Aug 22, 2023 - Climate

Humans caused 60% of Colorado wildfires over the past 30 years

Data: Short, 2022, Spatial wildfire occurrence data for the United States; Note: Only includes fires with known origins. White areas had no reported fires; Map: Erin Davis/Axios Visuals

People caused the majority of the nearly 69,000 wildfires that raged across Colorado over the past three decades.

Why it matters: With climate change increasing wildfire risk throughout the West and smoke now regularly blanketing cities like Denver, changing human behavior could make a significant difference against a rising threat.

By the numbers: From 1992 to 2020, about 60% of Colorado wildfires were caused by human activity, while lightning accounted for the rest, a U.S. Forest Service analysis found.

  • The top three human activities causing the flames in the state are recreation and ceremony (12.4%), sparks from equipment, like cars, chainsaws and ATVs (5.7%), and smoking (5.4%).

The latest: Numerous wildfires are currently burning across western and southern Colorado, per Inciweb.

  • The largest — Little Mesa fire, about 12 miles southwest of Delta — was caused by lightning, officials say, and has torched more than 3,800 acres since starting July 31. The blaze is 30% contained as of Monday around noon.
  • Meanwhile, the Quartz Ridge fire in the rural South San Juan Wilderness has burned more than 1,500 acres. The flames are 0% contained due to fire crews' inability to access the steep terrain, and the cause remains unknown.

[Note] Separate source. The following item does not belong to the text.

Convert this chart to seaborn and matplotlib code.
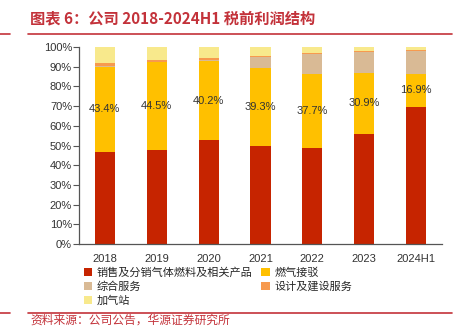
import matplotlib
matplotlib.use("Agg")
import matplotlib.pyplot as plt
from matplotlib.lines import Line2D
from matplotlib.patches import Patch
from matplotlib.ticker import PercentFormatter, FixedLocator
import numpy as np
import pandas as pd
import seaborn as sns

# Data: share of pre-tax profit by business segment (%)
years = ["2018", "2019", "2020", "2021", "2022", "2023", "2024H1"]
gas_sales = [46.6, 47.8, 52.7, 49.8, 48.6, 55.9, 69.6]      # 销售及分销气体燃料及相关产品
connection = [43.4, 44.5, 40.2, 39.3, 37.7, 30.9, 16.9]     # 燃气接驳
services = [0.5, 0.3, 0.5, 5.6, 10.1, 10.8, 11.3]           # 综合服务
design = [1.2, 1.0, 1.2, 0.7, 0.5, 0.5, 0.5]                # 设计及建设服务
stations = [8.3, 6.4, 5.4, 4.6, 3.1, 1.9, 1.7]              # 加气站

series_names = ["销售及分销气体燃料及相关产品", "燃气接驳", "综合服务", "设计及建设服务", "加气站"]
series_vals = [gas_sales, connection, services, design, stations]
colors = ["#C62400", "#FFC000", "#D9BA95", "#F79A4E", "#F8E98C"]

sns.set_theme(style="white")
plt.rcParams["font.family"] = ["Liberation Sans", "Noto Sans CJK SC", "DejaVu Sans"]

W, H = 469, 328
fig = plt.figure(figsize=(W / 100, H / 100), dpi=100)
ax = fig.add_axes([79 / W, (H - 244) / H, (442 - 79) / W, (244 - 47) / H])

# Stacked bars: draw cumulative totals from the top segment down
df = pd.DataFrame({"year": years})
cum = np.zeros(len(years))
cums = []
for v in series_vals:
    cum = cum + np.array(v) / 100.0
    cums.append(cum.copy())
for name, c, col in reversed(list(zip(series_names, cums, colors))):
    df["v"] = c
    sns.barplot(data=df, x="year", y="v", order=years, color=col, width=0.39,
                saturation=1, ax=ax, edgecolor="none", linewidth=0)

# Value labels for the connection segment
for i, (a, b) in enumerate(zip(gas_sales, connection)):
    ax.text(i, (a + b / 2) / 100.0, f"{b:.1f}%", ha="center", va="center",
            fontsize=8, color="#333333")

ax.set_xlim(-0.5, len(years) - 0.5)
ax.set_ylim(0, 1)
ax.yaxis.set_major_locator(FixedLocator(np.arange(0, 1.01, 0.1)))
ax.yaxis.set_major_formatter(PercentFormatter(1.0, decimals=0))
ax.set_xlabel("")
ax.set_ylabel("")
ax.xaxis.set_minor_locator(FixedLocator(np.arange(-0.5, len(years), 1.0)))
ax.tick_params(axis="x", which="major", length=0, labelsize=8, pad=7, labelcolor="#333333")
ax.tick_params(axis="x", which="minor", length=4, width=0.8, color="#555555", direction="out")
ax.tick_params(axis="y", length=4, width=0.8, color="#555555", direction="out",
               labelsize=8, pad=1, labelcolor="#333333", left=True)
for s in ["top", "right"]:
    ax.spines[s].set_visible(False)
for s in ["left", "bottom"]:
    ax.spines[s].set_color("#555555")
    ax.spines[s].set_linewidth(0.9)

# Legend below the plot
handles = [Patch(facecolor=c, edgecolor="none") for c in colors]
order = [0, 2, 4, 1, 3]
fig.legend([handles[i] for i in order], [series_names[i] for i in order],
           loc="upper left", bbox_to_anchor=(84 / W, 1 - 267 / H), ncol=2,
           frameon=False, fontsize=8, handlelength=0.75, handleheight=0.75,
           handletextpad=0.4, labelspacing=0.35, columnspacing=0.8,
           borderpad=0, borderaxespad=0)

# Title and report rules
red = "#C3323A"
fig.text(30 / W, 1 - 18 / H, "图表 6：公司 2018-2024H1 税前利润结构", color=red,
         fontsize=11, fontweight="bold", va="center", ha="left",
         family=["Noto Sans CJK SC", "DejaVu Sans"])
for y in (34, 313):
    fig.add_artist(Line2D([0, 10 / W], [1 - y / H] * 2, color=red, lw=1.2))
    fig.add_artist(Line2D([28 / W, 452 / W], [1 - y / H] * 2, color=red, lw=1.2))
fig.text(30 / W, 1 - 327 / H, "资料来源：公司公告，华源证券研究所", color=red,
         fontsize=8.5, va="bottom", ha="left", family=["Noto Sans CJK SC", "DejaVu Sans"])

fig.savefig("out.png", dpi=100)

Flashback: The 2021 Marshall Fire — Colorado's most destructive in state history — started from two fires, both of which had human connections.

  • The first ignited at a residential property from leftover debris and embers, while the other is believed to have sparked from an Xcel Energy detached power line.
  • The fire destroyed more than 1,000 homes in Boulder County and cost $2 billion in damage.